Sem pressão por resultados, Lampard foi bem em sua primeira temporada. Superou expectativas. Agora, diante de tantos investimentos, precisava dar o próximo passo e não se mostrou pronto para isso. Até pareceu que havia conseguido quando arrumou a defesa a partir do empate por 0 a 0 contra o Sevilla e emendou uma boa sequência até vencer o Leeds com uma excelente atuação no começo de dezembro. Desde então, ganhou apenas duas vezes pela Premier League, foi vencido por Arsenal e Manchester City, dominado por Brendan Rodgers, do Leicester, e despencou para nono lugar.
A derrota para o Leicester foi a gota d’água. Se não fosse essa, seria outra. O seu status de ídolo não era mais útil ao Chelsea. O clube agora precisava de um treinador que transformasse os seus investimentos em um time que briga por títulos e se classifica à Champions League todas as temporadas. Nunca quis esperar para ver se Lampard se transformaria em um profissional desse calibre. Ele precisaria de um trabalho impecável para manter seu emprego e, sob as condições apresentadas, era impossível fazê-lo.
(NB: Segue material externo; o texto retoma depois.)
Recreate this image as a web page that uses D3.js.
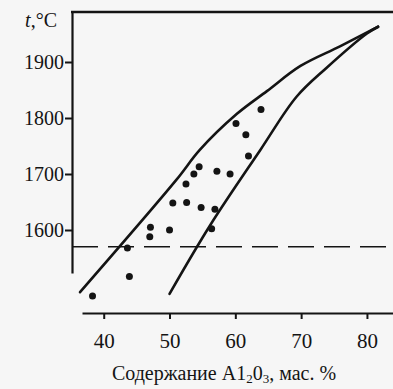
<!DOCTYPE html>
<html><head><meta charset="utf-8">
<script src="https://cdn.jsdelivr.net/npm/d3@7"></script>
<style>
html,body{margin:0;padding:0;background:#f6f6f6;}
svg{display:block;font-family:"Liberation Serif","Times New Roman",serif;}
</style></head>
<body>
<svg id="chart" width="393" height="389"></svg>
<script>
// Data
const xTicks = [40, 50, 60, 70, 80];
const yTicks = [1600, 1700, 1800, 1900];
const pointsAl2O3 = [38.3, 43.9, 43.6, 47.0, 47.1, 50.0, 50.5, 52.6, 54.8, 52.5, 53.7, 54.5, 57.2, 59.2, 56.9, 56.4, 62.0, 61.6, 60.1, 63.9];
const pointsTemp  = [1482, 1517, 1568, 1588, 1605, 1600, 1648, 1649, 1640, 1682, 1700, 1713, 1705, 1700, 1637, 1602, 1732, 1770, 1790, 1815];
const upperLineX = [36.4, 51.0, 54.6, 60.2, 64.8, 69.9, 75.9, 81.7];
const upperLineT = [1489, 1689, 1743, 1807, 1848, 1893, 1928, 1963];
const lowerLineX = [50.0, 56.2, 63.8, 69.3, 73.8, 80.0, 81.7];
const lowerLineT = [1486, 1609, 1743, 1838, 1889, 1951, 1963];
const dashedTemp = 1570;
const xDomain = [36.70, 83.96];
const yDomain = [1523.2, 1989.3];
const yLabel = "t";
const xTitleParts = ["Содержание A1", "2", "0", "3", ", мас. %"];

const svg = d3.select("#chart");
const mLeft = 72, mRight = 393, mTop = 12, mBottom = 273, xAxisY = 313, xStart = 82;

const x = d3.scaleLinear().domain(xDomain).range([xStart, mRight]);
const y = d3.scaleLinear().domain(yDomain).range([mBottom, mTop]);

const ink = "#141414";

// left axis
const gy = svg.append("g").attr("transform", `translate(${mLeft},0)`)
  .call(d3.axisLeft(y).tickValues(yTicks).tickSizeOuter(0).tickSizeInner(7).tickPadding(1).tickFormat(d3.format("d")));
gy.select(".domain").attr("stroke", ink).attr("stroke-width", 2.2);
gy.selectAll(".tick line").attr("stroke", ink).attr("stroke-width", 2);
gy.selectAll(".tick text").attr("fill", ink).style("font-size", "20px").style("font-family", "Liberation Serif");

// top frame line
svg.append("line").attr("x1", mLeft - 1).attr("x2", mRight).attr("y1", y(yDomain[1])).attr("y2", y(yDomain[1]))
  .attr("stroke", ink).attr("stroke-width", 2.6);

// bottom axis
const gx = svg.append("g").attr("transform", `translate(0,${xAxisY})`)
  .call(d3.axisBottom(x).tickValues(xTicks).tickSizeOuter(0).tickSizeInner(6).tickPadding(14).tickFormat(d3.format("d")));
gx.select(".domain").attr("stroke", ink).attr("stroke-width", 2);
gx.selectAll(".tick line").attr("stroke", ink).attr("stroke-width", 2);
gx.selectAll(".tick text").attr("fill", ink).style("font-size", "21px").style("font-family", "Liberation Serif");

// dashed line
svg.append("line").attr("x1", mLeft).attr("x2", mRight).attr("y1", y(dashedTemp)).attr("y2", y(dashedTemp))
  .attr("stroke", ink).attr("stroke-width", 1.6).attr("stroke-dasharray", "26,10");

// curves
const line = d3.line().x(d => x(d[0])).y(d => y(d[1])).curve(d3.curveCatmullRom.alpha(0.5));
const upper = upperLineX.map((v, i) => [v, upperLineT[i]]);
const lower = lowerLineX.map((v, i) => [v, lowerLineT[i]]);
[upper, lower].forEach(pts => {
  svg.append("path").attr("d", line(pts)).attr("fill", "none").attr("stroke", ink)
    .attr("stroke-width", 2.6).attr("stroke-linecap", "round").attr("stroke-linejoin", "round");
});

// points
svg.append("g").selectAll("circle").data(pointsAl2O3.map((v, i) => [v, pointsTemp[i]])).join("circle")
  .attr("cx", d => x(d[0])).attr("cy", d => y(d[1])).attr("r", 3.5).attr("fill", ink);

// y label
const yl = svg.append("text").attr("x", 57).attr("y", 27).attr("text-anchor", "end")
  .attr("fill", ink).style("font-size", "20px");
yl.append("tspan").style("font-style", "italic").text(yLabel);
yl.append("tspan").text(",°C");

// x title
const t = svg.append("text").attr("x", 224).attr("y", 380).attr("text-anchor", "middle")
  .attr("fill", ink).style("font-size", "20px");
t.append("tspan").text(xTitleParts[0]);
t.append("tspan").attr("dy", 3).style("font-size", "13px").text(xTitleParts[1]);
t.append("tspan").attr("dy", -3).text(xTitleParts[2]);
t.append("tspan").attr("dy", 3).style("font-size", "13px").text(xTitleParts[3]);
t.append("tspan").attr("dy", -3).text(xTitleParts[4]);
</script>
</body></html>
O único atenuante à diretoria do Chelsea é que Lampard sabia aonde estava se metendo. Há poucas pessoas no mundo que conhecem os bastidores de Stamford Bridge melhor do que ele.
A chegada de Tuchel
Thomas Tuchel é extremamente competente e um bom nome para lidar com a colônia alemã que se instalou no Chelsea – Timo Werner, Havertz, Pulisic (sim, eu sei que ele nasceu nos EUA). Mas é preocupante que o treinador que saiu dos seus últimos dois clubes brigado com a diretoria tenha se reunido com a diretoria que mais briga com treinadores da Europa. Para ter vida longa, precisará navegar pela política interna do Chelsea, o que nem José Mourinho conseguiu durante muito tempo, o que nem Lampard conseguiu. Boa sorte.